A gifted writer, Desai began writing at the age of seven. She published her first story in English at the age of nine in an American children’s magazine. Her literary career, however, began with the publication of her first novel, Cry, the Peacock, in 1963. In this novel she presents a probing psychological study of a hypersensitive young woman obsessed with the neurotic fear of death caused by an oppressive marriage. The three parts of the novel showed her growing sense of alienation, her growing hysteria, and her eventual degeneration into insanity. Desai’s effective use of the stream-of-consciousness technique in the novel and the lyrical quality of her prose attracted critical praise and launched her career.

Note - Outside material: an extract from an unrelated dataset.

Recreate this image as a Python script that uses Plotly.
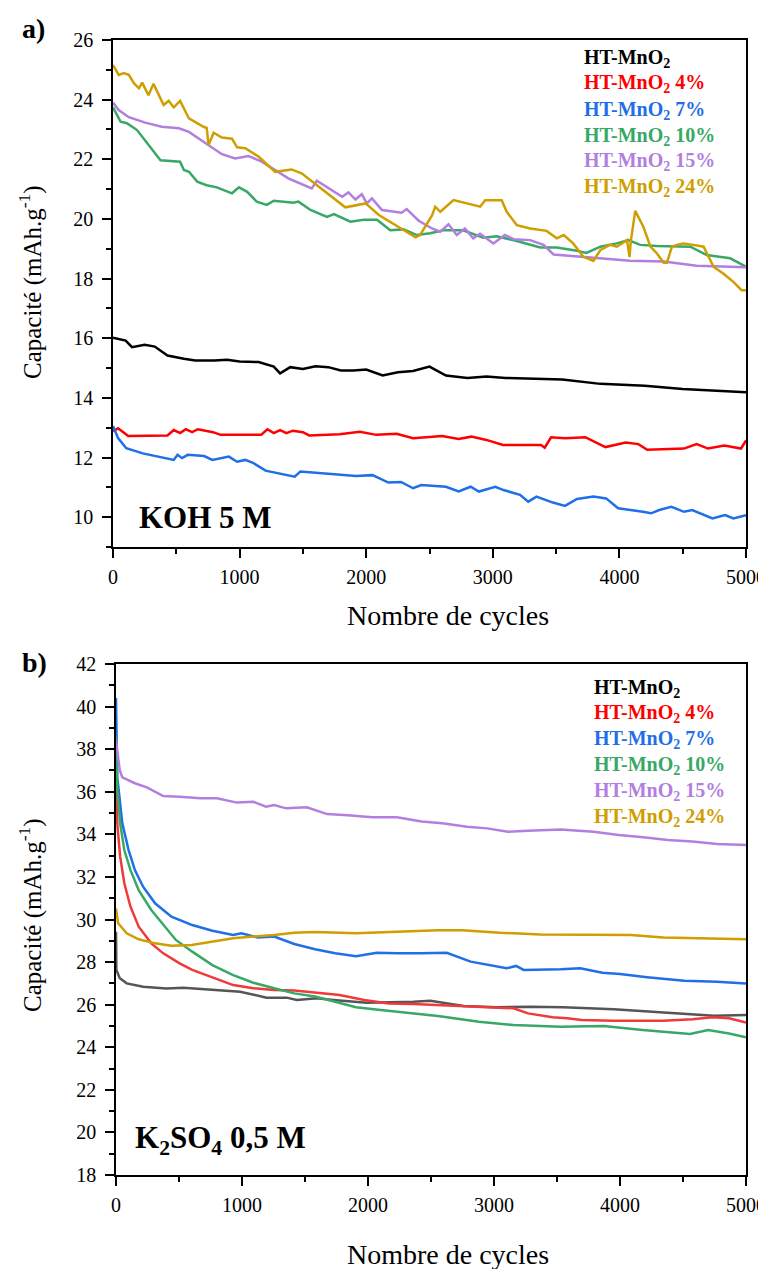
import plotly.graph_objects as go

W, H = 766, 1269
OFF = 8  # the page body adds an 8 px margin; positions below are in reference pixels

# ---- panel a) KOH 5 M ----
a_black_x = [0, 100, 150, 250, 330, 430, 560, 650, 800, 900, 1000, 1150, 1270, 1320, 1400, 1500, 1600, 1700,
             1800, 1900, 2000, 2130, 2250, 2370, 2500, 2630, 2800, 2950, 3100, 3300, 3550, 3850, 4200, 4500,
             4800, 5000]
a_black_y = [16.02, 15.92, 15.70, 15.78, 15.72, 15.42, 15.31, 15.25, 15.25, 15.28, 15.22, 15.20, 15.05, 14.82,
             15.03, 14.97, 15.06, 15.03, 14.92, 14.92, 14.95, 14.75, 14.86, 14.90, 15.05, 14.75, 14.67, 14.72,
             14.67, 14.64, 14.62, 14.47, 14.41, 14.30, 14.22, 14.19]

a_red_x = [0, 40, 120, 430, 480, 530, 575, 625, 670, 740, 790, 850, 1170, 1220, 1270, 1320, 1370, 1420, 1500,
           1550, 1790, 1950, 2080, 2240, 2370, 2600, 2730, 2830, 2950, 3080, 3380, 3410, 3460, 3570, 3730, 3890,
           4050, 4150, 4220, 4510, 4610, 4700, 4830, 4960, 5000]
a_red_y = [12.88, 12.98, 12.72, 12.74, 12.92, 12.82, 12.95, 12.85, 12.95, 12.88, 12.85, 12.76, 12.76, 12.95,
           12.82, 12.92, 12.82, 12.90, 12.85, 12.74, 12.78, 12.86, 12.76, 12.80, 12.65, 12.72, 12.62, 12.70,
           12.59, 12.42, 12.42, 12.33, 12.68, 12.65, 12.68, 12.35, 12.50, 12.45, 12.26, 12.30, 12.45, 12.30,
           12.40, 12.30, 12.57]

a_blue_x = [0, 40, 105, 235, 480, 510, 545, 590, 720, 785, 915, 980, 1045, 1110, 1205, 1435, 1480, 1595, 1755,
            1920, 2050, 2175, 2275, 2370, 2435, 2630, 2730, 2825, 2890, 3020, 3085, 3215, 3280, 3345, 3475, 3570,
            3665, 3795, 3895, 3990, 4185, 4250, 4315, 4410, 4510, 4575, 4735, 4835, 4900, 5000]
a_blue_y = [13.06, 12.65, 12.31, 12.14, 11.92, 12.09, 11.98, 12.09, 12.05, 11.92, 12.03, 11.86, 11.92, 11.81,
            11.56, 11.36, 11.53, 11.49, 11.45, 11.38, 11.41, 11.16, 11.18, 10.97, 11.08, 11.02, 10.86, 11.02,
            10.86, 11.02, 10.91, 10.75, 10.52, 10.69, 10.49, 10.38, 10.61, 10.69, 10.63, 10.30, 10.18, 10.13,
            10.24, 10.35, 10.18, 10.24, 9.96, 10.07, 9.96, 10.07]

a_green_x = [0, 60, 110, 190, 375, 530, 560, 600, 665, 740, 820, 940, 995, 1060, 1135, 1215, 1270, 1350, 1425,
             1465, 1560, 1690, 1745, 1875, 1980, 2085, 2190, 2295, 2400, 2505, 2610, 2765, 2925, 3030, 3190, 3375,
             3505, 3665, 3740, 3850, 3980, 4070, 4165, 4295, 4560, 4690, 4875, 5000]
a_green_y = [23.74, 23.26, 23.21, 22.98, 21.97, 21.92, 21.64, 21.58, 21.25, 21.13, 21.06, 20.86, 21.06, 20.91,
             20.58, 20.47, 20.61, 20.58, 20.54, 20.58, 20.30, 20.07, 20.16, 19.91, 19.97, 19.97, 19.62, 19.65,
             19.46, 19.52, 19.62, 19.62, 19.37, 19.42, 19.26, 19.04, 19.04, 18.93, 18.86, 19.07, 19.18, 19.29,
             19.13, 19.09, 19.07, 18.79, 18.68, 18.40]

a_purple_x = [0, 45, 125, 255, 385, 520, 600, 730, 860, 965, 1070, 1175, 1385, 1570, 1610, 1810, 1860, 1915,
              1965, 2005, 2045, 2125, 2280, 2320, 2415, 2520, 2585, 2650, 2715, 2780, 2845, 2900, 3005, 3095,
              3165, 3295, 3400, 3480, 3820, 4085, 4350, 4480, 4610, 4875, 5000]
a_purple_y = [23.90, 23.65, 23.41, 23.23, 23.09, 23.04, 22.92, 22.53, 22.17, 22.03, 22.11, 21.92, 21.36, 21.02,
              21.28, 20.74, 20.89, 20.65, 20.83, 20.52, 20.69, 20.30, 20.21, 20.33, 19.94, 19.68, 19.57, 19.82,
              19.46, 19.68, 19.35, 19.50, 19.18, 19.46, 19.32, 19.29, 19.13, 18.81, 18.68, 18.60, 18.57, 18.51,
              18.43, 18.40, 18.38]

a_gold_x = [0, 45, 85, 125, 165, 205, 230, 280, 320, 400, 440, 480, 530, 600, 715, 740, 755, 795, 860, 940, 980,
            1045, 1150, 1280, 1410, 1490, 1835, 1995, 2100, 2255, 2390, 2425, 2520, 2545, 2585, 2690, 2900, 2940,
            3070, 3110, 3190, 3295, 3425, 3505, 3560, 3635, 3715, 3795, 3850, 3925, 3980, 4060, 4080, 4090, 4125,
            4190, 4245, 4295, 4350, 4375, 4415, 4455, 4505, 4585, 4665, 4745, 4820, 4900, 4965, 5000]
a_gold_y = [25.16, 24.83, 24.89, 24.83, 24.55, 24.38, 24.57, 24.15, 24.53, 23.82, 23.96, 23.74, 23.96, 23.37,
            23.09, 23.05, 22.48, 22.89, 22.73, 22.69, 22.40, 22.37, 22.09, 21.58, 21.66, 21.53, 20.39, 20.52,
            20.13, 19.74, 19.38, 19.46, 20.12, 20.41, 20.24, 20.63, 20.41, 20.63, 20.63, 20.24, 19.79, 19.68,
            19.60, 19.35, 19.46, 19.18, 18.73, 18.59, 18.96, 19.13, 19.07, 19.29, 18.72, 19.25, 20.27, 19.73,
            19.07, 18.85, 18.53, 18.53, 19.07, 19.13, 19.18, 19.13, 19.07, 18.39, 18.17, 17.89, 17.61, 17.61]

# ---- panel b) K2SO4 0,5 M ----
b_black_x = [0, 3, 30, 85, 215, 400, 535, 800, 985, 1195, 1355, 1435, 1595, 1725, 1990, 2360, 2495, 2760, 3025,
             3290, 3550, 3950, 4215, 4480, 4745, 5000]
b_black_y = [29.43, 27.63, 27.24, 27.00, 26.84, 26.76, 26.79, 26.70, 26.61, 26.33, 26.33, 26.22, 26.30, 26.22,
             26.09, 26.14, 26.18, 25.94, 25.88, 25.90, 25.88, 25.78, 25.67, 25.56, 25.48, 25.52]

b_red_x = [0, 10, 33, 66, 115, 180, 280, 375, 505, 605, 765, 930, 1090, 1255, 1415, 1580, 1775, 1970, 2165, 2360,
           2555, 2815, 3045, 3155, 3270, 3465, 3580, 3695, 3950, 4345, 4575, 4735, 4865, 5000]
b_red_y = [37.2, 34.52, 32.95, 31.70, 30.60, 29.66, 28.88, 28.41, 27.94, 27.63, 27.28, 26.92, 26.77, 26.69,
           26.66, 26.56, 26.45, 26.22, 26.06, 26.03, 25.98, 25.90, 25.83, 25.83, 25.59, 25.41, 25.36, 25.28,
           25.25, 25.25, 25.31, 25.41, 25.36, 25.16]

b_blue_x = [0, 10, 50, 100, 150, 215, 310, 440, 605, 765, 930, 995, 1125, 1255, 1415, 1580, 1740, 1905, 2070,
            2230, 2425, 2625, 2815, 3045, 3100, 3175, 3235, 3530, 3685, 3860, 4000, 4215, 4510, 4770, 5000]
b_blue_y = [40.4, 36.7, 34.52, 33.26, 32.32, 31.54, 30.76, 30.13, 29.74, 29.47, 29.27, 29.35, 29.16, 29.20,
            28.85, 28.60, 28.41, 28.28, 28.44, 28.41, 28.41, 28.44, 28.02, 27.78, 27.71, 27.82, 27.63, 27.66,
            27.71, 27.50, 27.44, 27.29, 27.12, 27.08, 27.00]

b_green_x = [0, 10, 33, 66, 115, 180, 280, 375, 475, 605, 765, 930, 1090, 1255, 1415, 1580, 1740, 1905, 2100,
             2230, 2555, 2880, 3155, 3530, 3870, 4180, 4555, 4700, 4865, 5000]
b_green_y = [38.6, 36.08, 34.52, 33.26, 32.32, 31.38, 30.45, 29.74, 29.04, 28.49, 27.86, 27.39, 27.03, 26.77,
             26.53, 26.38, 26.14, 25.88, 25.75, 25.67, 25.47, 25.20, 25.04, 24.96, 25.00, 24.81, 24.62, 24.81,
             24.65, 24.47]

b_purple_x = [0, 30, 50, 150, 245, 375, 505, 670, 800, 960, 1090, 1190, 1255, 1350, 1515, 1675, 1840, 2035,
              2230, 2425, 2590, 2785, 2945, 3110, 3270, 3530, 3790, 3990, 4185, 4380, 4575, 4770, 5000]
b_purple_y = [38.4, 37.0, 36.68, 36.40, 36.21, 35.80, 35.77, 35.69, 35.69, 35.49, 35.53, 35.30, 35.38, 35.22,
              35.27, 34.95, 34.90, 34.80, 34.80, 34.60, 34.52, 34.36, 34.28, 34.12, 34.17, 34.23, 34.12, 33.97,
              33.86, 33.73, 33.66, 33.55, 33.50]

b_gold_x = [0, 17, 85, 180, 310, 440, 600, 765, 930, 1090, 1255, 1415, 1580, 1905, 2230, 2555, 2750, 3045, 3370,
            3695, 4085, 4345, 4670, 5000]
b_gold_y = [30.52, 29.82, 29.35, 29.07, 28.88, 28.77, 28.80, 28.96, 29.12, 29.20, 29.27, 29.38, 29.41, 29.35,
            29.43, 29.50, 29.50, 29.38, 29.30, 29.30, 29.27, 29.16, 29.12, 29.07]

labels = ["", " 4%", " 7%", " 10%", " 15%", " 24%"]
colors = ["#000000", "#ff0000", "#1f6fe6", "#37a866", "#b27fe0", "#cf9e00"]
colors_b = ["#555555", "#f03a3a", "#1f6fe6", "#37a866", "#b27fe0", "#cf9e00"]

series_a = [(a_black_x, a_black_y), (a_red_x, a_red_y), (a_blue_x, a_blue_y),
            (a_green_x, a_green_y), (a_purple_x, a_purple_y), (a_gold_x, a_gold_y)]
series_b = [(b_black_x, b_black_y), (b_red_x, b_red_y), (b_blue_x, b_blue_y),
            (b_green_x, b_green_y), (b_purple_x, b_purple_y), (b_gold_x, b_gold_y)]

FONT = "Liberation Serif"


def px(x):
    return (x - OFF) / W


def py(y):
    return 1 - (y - OFF) / H


fig = go.Figure()
for (xs, ys), c in zip(series_a, colors):
    fig.add_trace(go.Scatter(x=xs, y=ys, mode="lines", line=dict(color=c, width=2.5),
                             xaxis="x", yaxis="y", showlegend=False))
for (xs, ys), c in zip(series_b, colors_b):
    fig.add_trace(go.Scatter(x=xs, y=ys, mode="lines", line=dict(color=c, width=2.5),
                             xaxis="x2", yaxis="y2", showlegend=False))

axis_common = dict(showline=True, linecolor="black", linewidth=1.5, mirror=True,
                   ticks="outside", ticklen=9, tickwidth=1.5, tickcolor="black",
                   showgrid=False, zeroline=False, automargin=False,
                   tickfont=dict(family=FONT, size=20, color="black"))

fig.update_layout(
    width=W, height=H,
    margin=dict(l=0, r=0, t=0, b=0),
    paper_bgcolor="white", plot_bgcolor="white",
    font=dict(family=FONT, color="black"),
    xaxis=dict(domain=[px(113), px(746)], anchor="y", range=[0, 5000], dtick=1000,
               minor=dict(ticks="outside", dtick=500, ticklen=5, tickwidth=1.5, tickcolor="black"),
               ticklabelstandoff=2, **axis_common),
    yaxis=dict(domain=[py(547), py(40)], anchor="x", range=[9, 26], dtick=2,
               minor=dict(ticks="outside", dtick=1, ticklen=5, tickwidth=1.5, tickcolor="black"),
               ticklabelstandoff=5, **axis_common),
    xaxis2=dict(domain=[px(116), px(746)], anchor="y2", range=[0, 5000], dtick=1000,
                minor=dict(ticks="outside", dtick=500, ticklen=5, tickwidth=1.5, tickcolor="black"),
                ticklabelstandoff=2, **axis_common),
    yaxis2=dict(domain=[py(1175), py(664)], anchor="x2", range=[18, 42], dtick=2,
                minor=dict(ticks="outside", dtick=1, ticklen=5, tickwidth=1.5, tickcolor="black"),
                ticklabelstandoff=5, **axis_common),
)

ann = []


def text(x, y, s, size, bold=False, color="black", angle=0, xanchor="center"):
    if bold:
        s = "<b>" + s + "</b>"
    ann.append(dict(x=px(x), y=py(y), xref="paper", yref="paper", text=s, showarrow=False,
                    textangle=angle, xanchor=xanchor, yanchor="middle",
                    font=dict(family=FONT, size=size, color=color)))


# panel letters
text(20, 28, "a)", 28, bold=True, xanchor="left")
text(20, 662, "b)", 28, bold=True, xanchor="left")

# axis titles
text(30, 282, "Capacité (mAh.g<sup>-1</sup>)", 25, angle=-90)
text(30, 915, "Capacité (mAh.g<sup>-1</sup>)", 25, angle=-90)
text(448, 615, "Nombre de cycles", 28)
text(448, 1254, "Nombre de cycles", 28)

# electrolyte labels
text(137, 517, "KOH 5 M", 31, bold=True, xanchor="left")
text(133, 1140, "K<sub>2</sub>SO<sub>4</sub> 0,5 M", 31, bold=True, xanchor="left")

# legends (coloured text)
for i, (lab, c) in enumerate(zip(labels, colors)):
    text(582, 58 + i * 26, "HT-MnO<sub>2</sub>" + lab, 20, bold=True, color=c, xanchor="left")
    text(592, 688 + i * 25.8, "HT-MnO<sub>2</sub>" + lab, 20, bold=True, color=c, xanchor="left")

fig.update_layout(annotations=ann)

fig.write_html("out.html")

After the success of her first novel, Desai continued to explore the interior landscape of the female psyche for the next fifteen years. Between 1965 and 1980, she wrote five novels of unusual distinction: Voices in the City (1965), Bye-Bye, Blackbird (1971), Where Shall We Go This Summer? (1975), Fire on the Mountain (1977), and Clear Light of Day (1980). Some of these novels received wide critical acclaim both in India and abroad. She received the certificate of excellence from the Authors and Publishers’ Guild of India for Where Shall We Go This Summer? Fire on the Mountain won for her the Royal Society of Literature’s Winifred Holtby Memorial Prize for Regional Literature and the Sahitya Akademi Award, the most prestigious literary award offered by India’s National Academy of Letters. Her sixth novel, Clear Light of Day, was nominated for England’s celebrated Man Booker Prize.

Two novels,...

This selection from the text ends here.